Otis Reservoir is a 1085 acre reservoir located primarily in Otis, Massachusetts, United States. Small portions are also in Tolland, MA, and Blandford, MA. The lake is popular for boating, swimming, fishing, water skiing, snowmobiling, camping, and water-related recreation. Fish include bass, white perch, yellow perch, tiger muskies, catfish, and bluegills. The reservoir is stocked with trout by the Massachusetts Division of Fisheries & Wildlife.

The current lake was formed from the flooding of three ponds, Rand, Little and Messenger Ponds in 1865, by a dam across the Fall River, a tributary of the Farmington River created by the Farmington River Power Company. It was used for water storage, ensuring a steady supply of water power for mills along the Farmington River. In the early part of the twentieth century, the rise of the automobile led to the development of many seasonal cottages along the lake shore. Building took place along most of the lake shore and on many inland lots. These cottages were fairly inexpensive, being purchased by middle-class people: bankers, barbers, tradesmen, construction contractors, and others.

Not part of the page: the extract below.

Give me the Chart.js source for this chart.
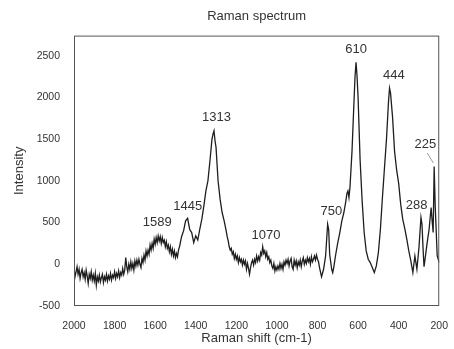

A trend that accelerated in the 1980s was for wealthy people to purchase cottages and upgrade or replace them with expensive second homes. This trend continues. Many people from Connecticut and New York use these as weekend or vacation homes. In addition, many have converted their cottages into year-round residences.

Tolland State Forest, a popular camping, boat launch, and swimming area occupies about a quarter of the shoreline. A private campground, Camp Overflow, is also located on the reservoir. A small marina, D&J Marina, also run a boat launch facility on the north side of the lake.

The water level is seasonal, being lowered by about 10 ft over the winter. The reservoir fills in the spring from snow melt and underground springs. The lake is usually at full level by late spring, but in the occasional years of low snow melt and low rainfall, it may remain up to several feet below its typical level. Water is let out of the lake in the fall so that ice will not damage docks and other structures around the lake. This also leads to excellent water quality, as a significant portion of the water is replaced every year.